Ocean Month: Think blue, keep marine ecosystems healthy



“The month of May is the peak fishing season in the Philippines, an appropriate occasion for direct beneficiaries to show their support for management initiatives pertaining to the oceans.” This was among the rationale for Presidential Proclamation 57, signed in 1998, declaring May as the month of the ocean in the Philippines.

The direct beneficiaries of the sea are not only those who derive income from it – the fishermen, and a wide variety of coastal businesses – but all humans and animals who benefit from a healthy ocean. 

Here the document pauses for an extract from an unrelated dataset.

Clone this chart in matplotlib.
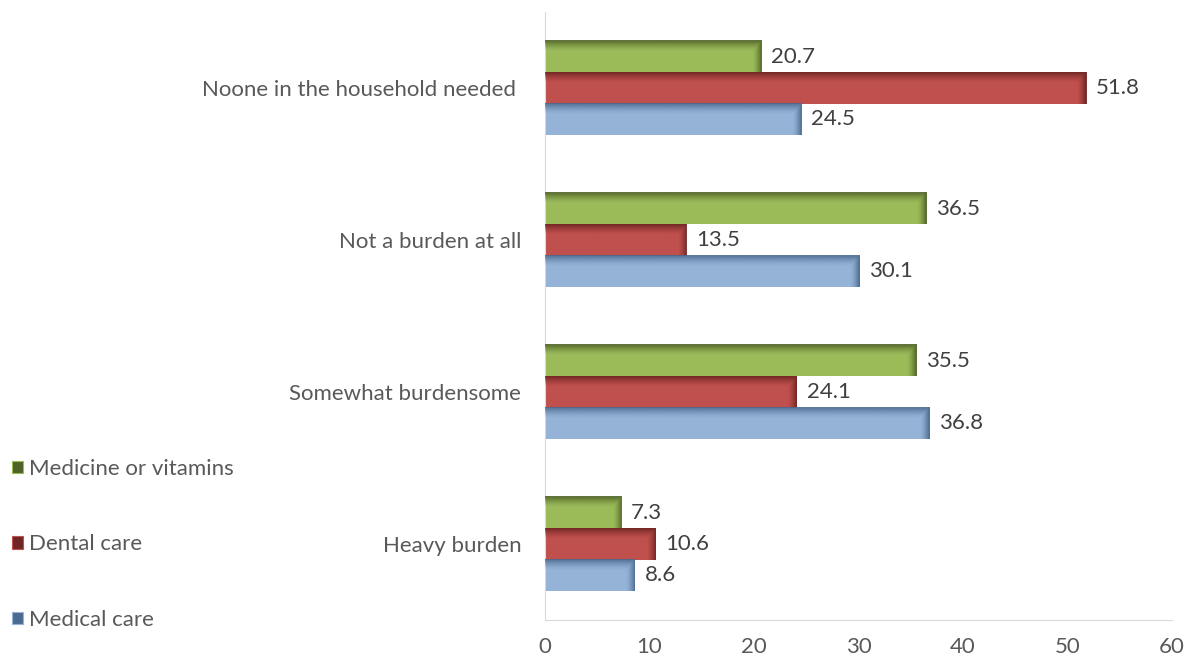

The Philippines, being an archipelago, is blessed with vast coastal and ocean resources which provide economic and ecological benefits. It has one of the world’s most diverse marine biodiversity with an extensive system of coral reefs sprawling over more than 27,000 square kilometers. Coral reefs are known as the “rainforest of the sea” where 25 percent of the ocean’s fish rely on for shelter, food and reproduction.  Any activity such as plastic pollution and rising ocean temperatures cause a ripple effect that will affect the health and growth of our food supply.

The importance of healthy oceans cannot be over-emphasized. This year, the Month of the Ocean campaign launched by the Climate Change Commission (CCC) focuses on the theme “Develop a sustainable and equitable blue economy.”

“The campaign aims to inform, educate, and inspire action among Filipinos and the global community to address ocean-related issues and to cultivate a deep appreciation for the ocean's role in climate action,” CCC said.

“Oceans are the lifeblood of our planet, and also our frontline against climate change. Our actions today will determine the health of our oceans tomorrow. We all have a role to play in ensuring their protection and sustainability,” said CCC Vice Chairperson and Executive Director Robert E.A. Borje.

The Department of Environment and Natural Resources (DENR), the agency mandated to lead the yearly celebration with the Department of Agriculture-Bureau of Fisheries and Aquatic Resources (BFAR), launched the campaign in San Fernando City, La Union last week.  A forum and lectures on laws governing the use of the foreshore areas, salvage zones and coastal waters, ocean resources and its conservation were held by DENR-1 for stakeholders and students.

Government action is needed to implement laws to conserve our marine ecosystem, such as the Extended Producer Responsibility Act (Republic Act No 11898) which lapsed into law in July 2022.  The law requires large enterprises to recover a specific portion of their waste from packaging, or face large fines.

The country’s solid waste problem still persists. Reports have shown that many people do not have access to proper waste disposal facilities, and garbage collection still remains a problem in many areas. Waste eventually ends up in the ocean and affects the coral reefs, polluting the source of food and shelter of marine life. And the cycle continues.

The importance of the sea to the economy and the livelihood of Filipinos is recorded in the reports of the Philippine Statistics Authority (PSA). In a report published in October 2023, the country’s  “ocean economy grew by 21.1 percent in 2022, posting a gross value added of ₱857.74 billion from ₱708.10 billion in 2021.”

“The top three marine-based industries with highest growth were coastal accommodation and food and beverage services activities (248.3 percent), coastal recreation (161.7 percent), and offshore and coastal mining and quarrying (56.3 percent).”

For the rest of the month of May, think “blue.” It is our responsibility to protect our oceans and marine resources.